Over the past few weeks, I’ve had the privilege of walking down memory lane.

Once with my college classmate Charlie, and the other with a few of our district churches during a morning message. It’s hard to believe that it’s been 29 years since I graduated from college.
As I reflected on my experiences, I also remembered how long it took me to get a job after I graduated. Fortunately, during the time that I was in limbo having a degree but not enough experience and no money, my Daddy allowed me to return to the family business of Brown Cement Finishing. I'd worked the summers with Daddy since I was 13 years old, and now I was back, working just enough to pay Daddy rent because I couldn't afford an apartment.
Six months after graduation, I finally landed my first job as a technical consultant where I installed computer networks for public schools systems.

While working at this company, I had to attend a few training sessions. The first of these sessions was a weeklong orientation in San Diego with the technical division of the company.
Having just graduated from college a few months earlier, I was thrilled at the opportunity to go to the west coast. There was only one problem: I had never flown on an airplane before. I'd never even been to the airport. So I had to rely on my parents’ sense of direction and timing to get me there on time. Big mistake!
We were late because my parents miscalculated the time that it took to get from our home to the airport leaving me with just 20 minutes to make my flight. After clearing security and knowing nothing of the train system, I picked up my brown Samsonite suitcase (think 1970s luggage) and began sprinting like a crazy through the airport terminal.

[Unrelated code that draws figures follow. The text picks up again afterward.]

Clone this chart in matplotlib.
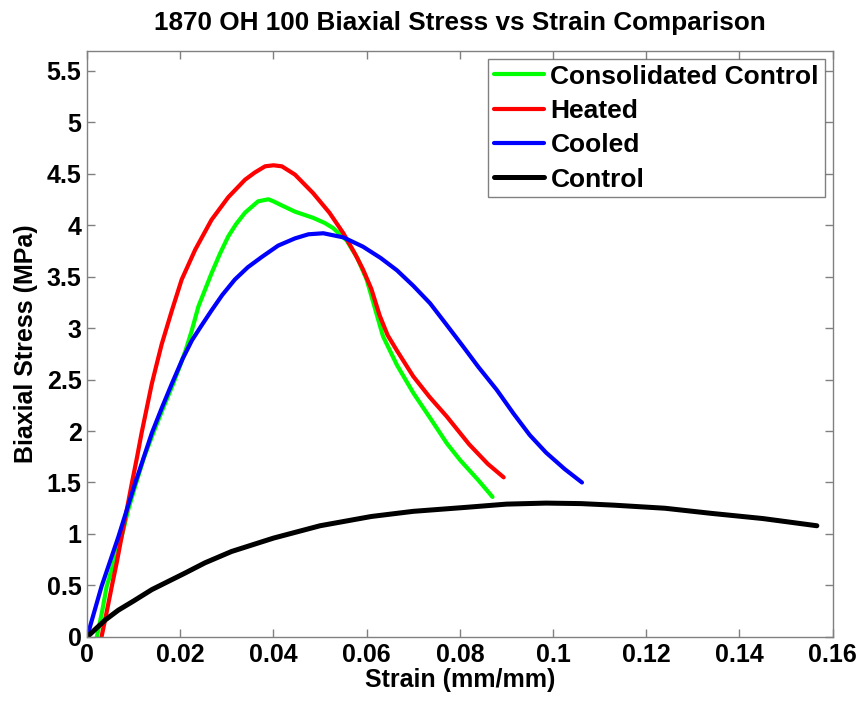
import matplotlib
matplotlib.use("Agg")
import matplotlib.pyplot as plt

plt.rcParams["font.family"] = ["Liberation Sans", "DejaVu Sans"]
plt.rcParams["font.weight"] = "bold"

# Consolidated control specimen
cons_strain = [0.0021, 0.0032, 0.0042, 0.0058, 0.0074, 0.0088, 0.0105, 0.0122, 0.0142, 0.0163,
               0.0185, 0.0200, 0.0212, 0.0225, 0.0239, 0.0267, 0.0285, 0.0303, 0.0320, 0.0339,
               0.0367, 0.0389, 0.0400, 0.0418, 0.0446, 0.0485, 0.0510, 0.0528, 0.0557, 0.0580,
               0.0600, 0.0614, 0.0635, 0.0665, 0.0700, 0.0740, 0.0772, 0.0800, 0.0840, 0.0870]
cons_stress = [0.00, 0.24, 0.49, 0.73, 0.97, 1.23, 1.49, 1.74, 1.98, 2.22,
               2.46, 2.64, 2.79, 2.98, 3.21, 3.53, 3.72, 3.89, 4.01, 4.12,
               4.23, 4.25, 4.23, 4.19, 4.13, 4.07, 4.02, 3.97, 3.85, 3.68,
               3.47, 3.25, 2.92, 2.64, 2.37, 2.10, 1.88, 1.72, 1.52, 1.36]

# Heated specimen
heat_strain = [0.0031, 0.0042, 0.0053, 0.0064, 0.0074, 0.0085, 0.0096, 0.0107, 0.0117, 0.0128,
               0.0139, 0.0150, 0.0160, 0.0182, 0.0203, 0.0232, 0.0267, 0.0303, 0.0339, 0.0360,
               0.0382, 0.0400, 0.0418, 0.0446, 0.0485, 0.0520, 0.0550, 0.0575, 0.0592, 0.0610,
               0.0628, 0.0645, 0.0665, 0.0700, 0.0735, 0.0772, 0.0820, 0.0860, 0.0894]
heat_stress = [0.00, 0.24, 0.49, 0.73, 0.97, 1.23, 1.49, 1.74, 1.98, 2.22,
               2.46, 2.66, 2.84, 3.17, 3.47, 3.76, 4.05, 4.27, 4.44, 4.51,
               4.57, 4.58, 4.57, 4.49, 4.31, 4.12, 3.92, 3.72, 3.57, 3.38,
               3.12, 2.93, 2.78, 2.53, 2.33, 2.14, 1.87, 1.68, 1.55]

# Cooled specimen
cool_strain = [0.0000, 0.0031, 0.0067, 0.0103, 0.0139, 0.0160, 0.0182, 0.0205, 0.0225, 0.0245,
               0.0267, 0.0290, 0.0317, 0.0345, 0.0375, 0.0410, 0.0446, 0.0475, 0.0507, 0.0550,
               0.0592, 0.0630, 0.0665, 0.0700, 0.0736, 0.0770, 0.0807, 0.0840, 0.0879, 0.0915,
               0.0950, 0.0985, 0.1025, 0.1062]
cool_stress = [0.00, 0.49, 0.97, 1.49, 1.98, 2.22, 2.46, 2.70, 2.88, 3.02,
               3.17, 3.32, 3.47, 3.59, 3.69, 3.80, 3.87, 3.91, 3.92, 3.88,
               3.79, 3.68, 3.56, 3.41, 3.24, 3.04, 2.82, 2.62, 2.40, 2.17,
               1.96, 1.79, 1.63, 1.50]

# Control specimen
ctrl_strain = [0.0000, 0.0039, 0.0067, 0.0100, 0.0139, 0.0210, 0.0253, 0.0310, 0.0400, 0.0500,
               0.0610, 0.0700, 0.0817, 0.0900, 0.0985, 0.1060, 0.1130, 0.1240, 0.1340, 0.1450,
               0.1566]
ctrl_stress = [0.00, 0.165, 0.26, 0.35, 0.46, 0.62, 0.72, 0.83, 0.96, 1.08,
               1.17, 1.22, 1.26, 1.29, 1.30, 1.295, 1.28, 1.25, 1.20, 1.15,
               1.08]

series_labels = ["Consolidated Control", "Heated", "Cooled", "Control"]
series_colors = ["#00ff00", "#ff0000", "#0000ff", "#000000"]

x_ticks = [0, 0.02, 0.04, 0.06, 0.08, 0.1, 0.12, 0.14, 0.16]
x_tick_labels = ["0", "0.02", "0.04", "0.06", "0.08", "0.1", "0.12", "0.14", "0.16"]
y_ticks = [0, 0.5, 1, 1.5, 2, 2.5, 3, 3.5, 4, 4.5, 5, 5.5]
y_tick_labels = ["0", "0.5", "1", "1.5", "2", "2.5", "3", "3.5", "4", "4.5", "5", "5.5"]

fig = plt.figure(figsize=(8.62, 7.04), dpi=100)
ax = fig.add_axes([0.101, 0.0952, 0.865, 0.8324])

data = [(cons_strain, cons_stress), (heat_strain, heat_stress),
        (cool_strain, cool_stress), (ctrl_strain, ctrl_stress)]
widths = [3.0, 3.0, 3.0, 3.6]
for (xs, ys), lab, col, lw in zip(data, series_labels, series_colors, widths):
    ax.plot(xs, ys, color=col, lw=lw, label=lab,
            solid_capstyle="round", solid_joinstyle="round")

ax.set_xlim(0, 0.16)
ax.set_ylim(0, 5.69)
ax.set_xticks(x_ticks)
ax.set_xticklabels(x_tick_labels)
ax.set_yticks(y_ticks)
ax.set_yticklabels(y_tick_labels)

spine_col = "#808080"
for s in ax.spines.values():
    s.set_color(spine_col)
    s.set_linewidth(1.0)
ax.tick_params(direction="in", length=5.5, width=1.0, color=spine_col,
               top=True, right=True, labelsize=18, pad=4)
for t in ax.get_xticklabels() + ax.get_yticklabels():
    t.set_fontweight("bold")

ax.set_title("1870 OH 100 Biaxial Stress vs Strain Comparison",
             fontsize=18.8, fontweight="bold", pad=15)
ax.set_xlabel("Strain (mm/mm)", fontsize=18, fontweight="bold", labelpad=1)
ax.set_ylabel("Biaxial Stress (MPa)", fontsize=18, fontweight="bold", labelpad=6)

leg = ax.legend(loc="upper right", fontsize=19, frameon=True, fancybox=False,
                borderaxespad=0.3, handlelength=1.9, handletextpad=0.25,
                borderpad=0.22, labelspacing=0.39)
leg.get_frame().set_edgecolor("#606060")
leg.get_frame().set_linewidth(1.0)
for t in leg.get_texts():
    t.set_fontweight("bold")

fig.savefig("out.png", dpi=100)
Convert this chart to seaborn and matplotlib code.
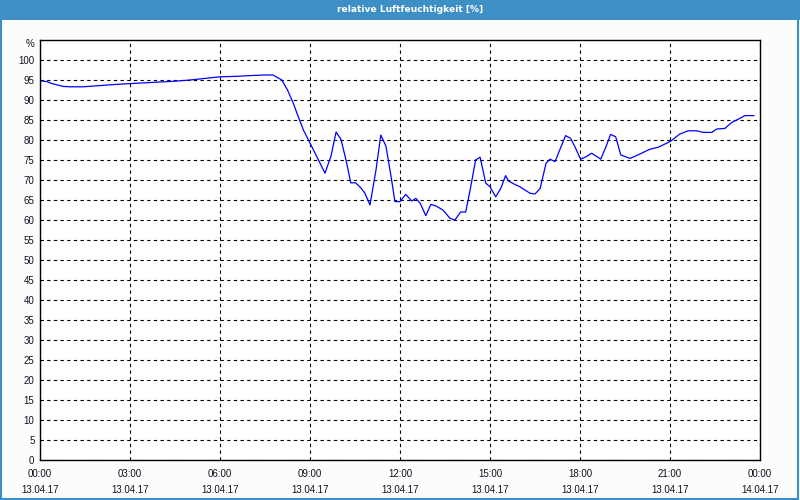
import numpy as np
import pandas as pd
import matplotlib
matplotlib.use("Agg")
import matplotlib.pyplot as plt
import matplotlib.transforms as mtransforms
from matplotlib.patches import Rectangle
import seaborn as sns

# humidity readings, hours since 13.04.17 00:00
hours = [0.0, 0.23, 0.4, 0.77, 1.0, 1.43, 2.0, 2.33, 3.0, 3.5, 4.0, 4.5, 5.0, 5.5, 6.0,
         6.5, 7.0, 7.5, 7.77, 8.06, 8.25, 8.44, 8.6, 8.78, 9.0, 9.25, 9.5, 9.7, 9.87,
         10.03, 10.2, 10.36, 10.52, 10.7, 10.83, 11.0, 11.2, 11.36, 11.53, 11.7, 11.83,
         12.0, 12.19, 12.39, 12.53, 12.67, 12.86, 13.03, 13.2, 13.43, 13.67, 13.83, 14.02,
         14.19, 14.35, 14.52, 14.67, 14.86, 15.0, 15.19, 15.36, 15.52, 15.61, 15.8, 16.0,
         16.33, 16.5, 16.67, 16.87, 17.0, 17.17, 17.35, 17.52, 17.69, 17.85, 18.02, 18.2,
         18.39, 18.69, 18.85, 19.02, 19.19, 19.36, 19.67, 20.0, 20.33, 20.61, 21.0, 21.33,
         21.61, 21.89, 22.11, 22.39, 22.56, 22.83, 23.06, 23.3, 23.5, 23.8]
humidity = [94.8, 94.6, 94.1, 93.4, 93.3, 93.3, 93.6, 93.8, 94.1, 94.3, 94.5, 94.7, 95.0, 95.4, 95.8,
            95.9, 96.1, 96.25, 96.25, 95.0, 92.5, 89.25, 86.0, 82.5, 79.25, 75.5, 71.7, 76.0, 82.0,
            80.2, 75.0, 69.3, 69.3, 68.0, 66.7, 63.75, 72.5, 81.25, 78.5, 71.0, 64.6,
            64.6, 66.4, 64.75, 65.4, 64.2, 61.1, 63.9, 63.5, 62.5, 60.4, 60.0, 62.0,
            62.0, 68.0, 75.0, 75.7, 69.2, 68.3, 65.8, 67.9, 71.1, 69.8, 69.0, 68.3,
            66.7, 66.5, 67.9, 74.2, 75.2, 74.6, 78.0, 81.1, 80.4, 78.0, 75.2, 75.8,
            76.7, 75.2, 78.0, 81.4, 80.8, 76.25, 75.4, 76.5, 77.7, 78.2, 79.6, 81.5,
            82.3, 82.3, 81.9, 81.9, 82.75, 82.9, 84.4, 85.3, 86.1, 86.1]

tick_hours = [0, 3, 6, 9, 12, 15, 18, 21, 24]
tick_labels = ["00:00\n13.04.17", "03:00\n13.04.17", "06:00\n13.04.17", "09:00\n13.04.17",
               "12:00\n13.04.17", "15:00\n13.04.17", "18:00\n13.04.17", "21:00\n13.04.17",
               "00:00\n14.04.17"]
y_ticks = list(range(0, 101, 5))

df = pd.DataFrame({"Stunde": hours, "Feuchte": humidity})

sns.set_style("white")
plt.rcParams['font.family'] = ['Liberation Sans', 'DejaVu Sans']

fig = plt.figure(figsize=(8, 5), dpi=100, facecolor='#fbfdfc')
ax = fig.add_axes([0.05, 0.08, 0.9, 0.84])
ax.set_facecolor('white')

# title bar and blue frame
fig.patches.append(Rectangle((0, 0.96), 1, 0.04, transform=fig.transFigure,
                             facecolor='#3d8fc6', edgecolor='none', zorder=0))
fig.patches.append(Rectangle((0.001, 0.002), 0.997, 0.996, transform=fig.transFigure,
                             facecolor='none', edgecolor='#3d8fc6', linewidth=1.5, zorder=0))
fig.text(0.512, 0.981, "relative Luftfeuchtigkeit [%]", color='white', fontsize=6.6,
         fontweight='bold', family='DejaVu Sans', ha='center', va='center')

sns.lineplot(data=df, x="Stunde", y="Feuchte", color='#0000ff', linewidth=0.9, ax=ax)

ax.set_xlim(0, 24)
ax.set_ylim(0, 105)
ax.set_xticks(tick_hours)
ax.set_xticklabels(tick_labels, fontsize=7, linespacing=1.7, color='#101020')
ax.set_xticks(range(0, 25), minor=True)
ax.set_yticks(y_ticks)
ax.set_yticklabels([str(v) for v in y_ticks], fontsize=7, color='#101020')
ax.tick_params(axis='x', which='both', direction='out', length=3.5, width=0.8, color='black', pad=3)
ax.tick_params(axis='y', length=0, pad=4)
ax.set_xlabel("")
ax.set_ylabel("")

ax.grid(True, which='major', color='black', linestyle=(0, (3, 3)), linewidth=0.8)
for s in ax.spines.values():
    s.set_color('black')
    s.set_linewidth(1.0)

trans = mtransforms.blended_transform_factory(ax.transAxes, ax.transData)
ax.text(-0.0075, 104, "%", transform=trans, ha='right', va='center', fontsize=7,
        color='#101020')

plt.savefig('out.png', dpi=100, facecolor=fig.get_facecolor())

As I was running and pushing people out of my way, I couldn't help but think about my parents didn't listen to me plead with them about the importance of being at the airport at least an hour before take-off. Right before the flight attendant closed the airplane door, I darted onto the plane. Once I found my seat and began to catch my breath, the plane took off. As I looked out at the open blue sky from my window seat, something about the shape of the clouds suggested that I was beginning to see a much bigger world than my parents’ boxed-in way of seeing the world.
Like my parents during my San Diego trip, thinking outside the box is something that most of us have a hard time doing. It's much easier not to question anything and accept that this is just the way that things always have been. For some of us, asking, especially in the area of faith, is something that is frowned upon tremendously.
We often find that in asking questions about life’s difficulties that we still have more unanswered questions remaining. There are not always solid answers, and sometimes what we discover challenges our worldview—the way that we see the world.
Concrete answers are reassuring. They are durable, stable, and something that we count on. This scenario is especially real when being pulled in different directions on an issue, and we don’t know what to do or which way to turn. But what seems to works for one person as a solid worldview can be a barrier that blocks and challenges another person’s way of seeing the world.
Our way of seeing relies on a set of underlying assumptions and beliefs about the nature of reality and how it may be known. Like a pair of glasses that we wear, we get so used to our way of seeing the world that we forget that we are interpreting everything we see through these glasses all the time. We think we see things the way things are. If someone sees the world differently, we automatically assume that the person is wrong!
But life isn't that simple, and most of the complex situations that we deal with in life are not in a closed system of either right or wrong. Instead, real-life struggles are often open-ended situations with no single correct answer and require an open system worldview where there’s room for multiple perspectives. These type of conflicts requires a quantum leap of removing our worldview glasses to think outside the box.
Thinking outside of the established way of seeing the world can be very threatening. And because of this threat, we rarely examine or question our faith worldview. And when others see or do things differently, the tendency is often to think they are wrong immediately. Then, we feel that we must teach them the right way.
This week I encourage you to not to be boxed in and to have the faith to listen to another's viewpoint—even if you don't necessarily agree with it.